Exercise brief >>
Provide an exact copy of the data, excluding the images.

Given data >>
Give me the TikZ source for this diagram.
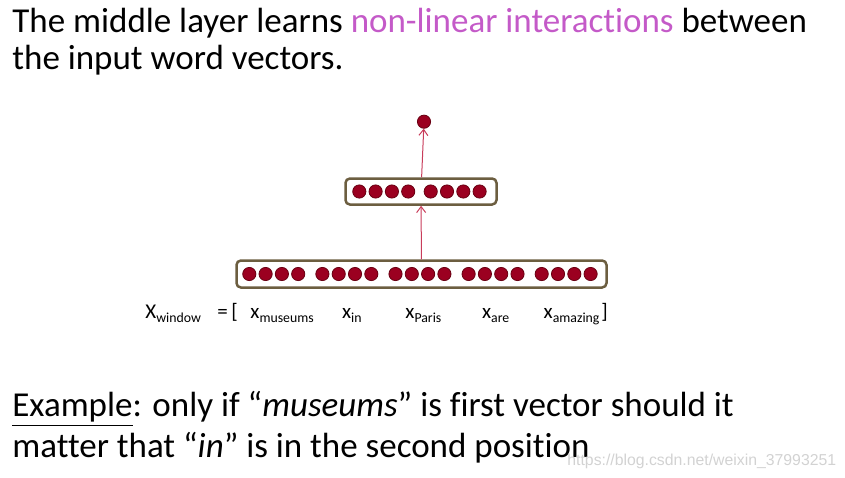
\documentclass[tikz,border=0pt]{standalone}
\usepackage{fontspec}
\setmainfont{Carlito}[Ligatures={NoCommon,NoRare}]
\newfontfamily\markfont{Liberation Sans}
\usetikzlibrary{positioning, arrows.meta}

\definecolor{unitred}{RGB}{155,0,32}
\definecolor{unitedge}{RGB}{105,0,18}
\definecolor{boxedge}{RGB}{108,94,64}
\definecolor{linkred}{RGB}{200,60,90}
\definecolor{hilite}{RGB}{196,90,200}

% word vector with subscript
\newcommand{\wvec}[2]{#1\raisebox{-2pt}{\fontsize{6.9}{8}\selectfont #2}}

\begin{document}
\begin{tikzpicture}[
	x=0.5pt, y=-0.5pt,
	neuron/.style={circle, draw=unitedge, fill=unitred, line width=0.4pt, minimum size=6.6pt, inner sep=0pt},
	layer/.style={rectangle, draw=boxedge, line width=1.25pt, rounded corners=2.2pt, inner sep=0pt},
	link/.style={->, draw=linkred, line width=0.5pt},
	words/.style={anchor=base west, inner sep=0pt, font=\fontsize{10.5}{12}\selectfont},
	slide/.style={anchor=base west, inner sep=0pt, font=\fontsize{17.5}{19}\selectfont},
	>={Straight Barb[length=3pt, width=4.5pt]},
]
	\useasboundingbox (0,0) rectangle (845,477);

	% Title
	\node[slide] (title1) at (12,32) {The middle layer learns \textcolor{hilite}{non-linear interactions} between};
	\node[slide] (title2) at (12,69) {the input word vectors.};

	% Layer boxes
	\node[layer, minimum width=185pt, minimum height=13.5pt] (inbox) at (421.5,274) {};
	\node[layer, minimum width=75.5pt, minimum height=13pt] (hidbox) at (421,191.5) {};

	% Input units (5 words x 4)
	\foreach \g in {0,...,4} {
		\foreach \i in {0,...,3} {
			\node[neuron] (in\g\i) at ({249.3+73.1*\g+16.3*\i},274) {};
		}
	}

	% Hidden units (2 x 4)
	\foreach \g in {0,1} {
		\foreach \i in {0,...,3} {
			\node[neuron] (h\g\i) at ({359.3+71.4*\g+16.3*\i},191.5) {};
		}
	}

	% Output unit
	\node[neuron] (out) at (424,121.7) {};

	% Connections
	\draw[link] (inbox) -- (hidbox);
	\draw[link] (hidbox) -- (out);

	% Window labels
	\node[words] (xwin) at (145,318) {\wvec{X}{window}};
	\node[words] (eq) at (217,318) {=};
	\node[words] (lbr) at (231,318) {[};
	\node[words] (xmus) at (250,318) {\wvec{x}{museums}};
	\node[words] (xin) at (341.7,318) {\wvec{x}{in}};
	\node[words] (xpar) at (405,318) {\wvec{x}{Paris}};
	\node[words] (xare) at (481.7,318) {\wvec{x}{are}};
	\node[words] (xama) at (543.3,318) {\wvec{x}{amazing}};
	\node[words] (rbr) at (601,318) {]};

	% Example text
	\node[slide] (ex1) at (12,416.7) {\underline{Example}: only if “\textit{museums}” is first vector should it};
	\node[slide] (ex2) at (12,457.3) {matter that “\textit{in}” is in the second position};

	% Watermark
	\node[anchor=base west, inner sep=0pt, text=gray!35, font=\markfont\fontsize{7.9}{10}\selectfont] (mark) at (567,465) {https://blog.csdn.net/weixin\_37993251};
\end{tikzpicture}
\end{document}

Response >>
Give me the TikZ source for this diagram.
\documentclass[tikz,border=0pt]{standalone}
\usepackage{fontspec}
\setmainfont{Carlito}[Ligatures={NoCommon,NoRare}]
\newfontfamily\markfont{Liberation Sans}
\usetikzlibrary{positioning, arrows.meta}

\definecolor{unitred}{RGB}{155,0,32}
\definecolor{unitedge}{RGB}{105,0,18}
\definecolor{boxedge}{RGB}{108,94,64}
\definecolor{linkred}{RGB}{200,60,90}
\definecolor{hilite}{RGB}{196,90,200}

% word vector with subscript
\newcommand{\wvec}[2]{#1\raisebox{-2pt}{\fontsize{6.9}{8}\selectfont #2}}

\begin{document}
\begin{tikzpicture}[
	x=0.5pt, y=-0.5pt,
	neuron/.style={circle, draw=unitedge, fill=unitred, line width=0.4pt, minimum size=6.6pt, inner sep=0pt},
	layer/.style={rectangle, draw=boxedge, line width=1.25pt, rounded corners=2.2pt, inner sep=0pt},
	link/.style={->, draw=linkred, line width=0.5pt},
	words/.style={anchor=base west, inner sep=0pt, font=\fontsize{10.5}{12}\selectfont},
	slide/.style={anchor=base west, inner sep=0pt, font=\fontsize{17.5}{19}\selectfont},
	>={Straight Barb[length=3pt, width=4.5pt]},
]
	\useasboundingbox (0,0) rectangle (845,477);

	% Title
	\node[slide] (title1) at (12,32) {The middle layer learns \textcolor{hilite}{non-linear interactions} between};
	\node[slide] (title2) at (12,69) {the input word vectors.};

	% Layer boxes
	\node[layer, minimum width=185pt, minimum height=13.5pt] (inbox) at (421.5,274) {};
	\node[layer, minimum width=75.5pt, minimum height=13pt] (hidbox) at (421,191.5) {};

	% Input units (5 words x 4)
	\foreach \g in {0,...,4} {
		\foreach \i in {0,...,3} {
			\node[neuron] (in\g\i) at ({249.3+73.1*\g+16.3*\i},274) {};
		}
	}

	% Hidden units (2 x 4)
	\foreach \g in {0,1} {
		\foreach \i in {0,...,3} {
			\node[neuron] (h\g\i) at ({359.3+71.4*\g+16.3*\i},191.5) {};
		}
	}

	% Output unit
	\node[neuron] (out) at (424,121.7) {};

	% Connections
	\draw[link] (inbox) -- (hidbox);
	\draw[link] (hidbox) -- (out);

	% Window labels
	\node[words] (xwin) at (145,318) {\wvec{X}{window}};
	\node[words] (eq) at (217,318) {=};
	\node[words] (lbr) at (231,318) {[};
	\node[words] (xmus) at (250,318) {\wvec{x}{museums}};
	\node[words] (xin) at (341.7,318) {\wvec{x}{in}};
	\node[words] (xpar) at (405,318) {\wvec{x}{Paris}};
	\node[words] (xare) at (481.7,318) {\wvec{x}{are}};
	\node[words] (xama) at (543.3,318) {\wvec{x}{amazing}};
	\node[words] (rbr) at (601,318) {]};

	% Example text
	\node[slide] (ex1) at (12,416.7) {\underline{Example}: only if “\textit{museums}” is first vector should it};
	\node[slide] (ex2) at (12,457.3) {matter that “\textit{in}” is in the second position};

	% Watermark
	\node[anchor=base west, inner sep=0pt, text=gray!35, font=\markfont\fontsize{7.9}{10}\selectfont] (mark) at (567,465) {https://blog.csdn.net/weixin\_37993251};
\end{tikzpicture}
\end{document}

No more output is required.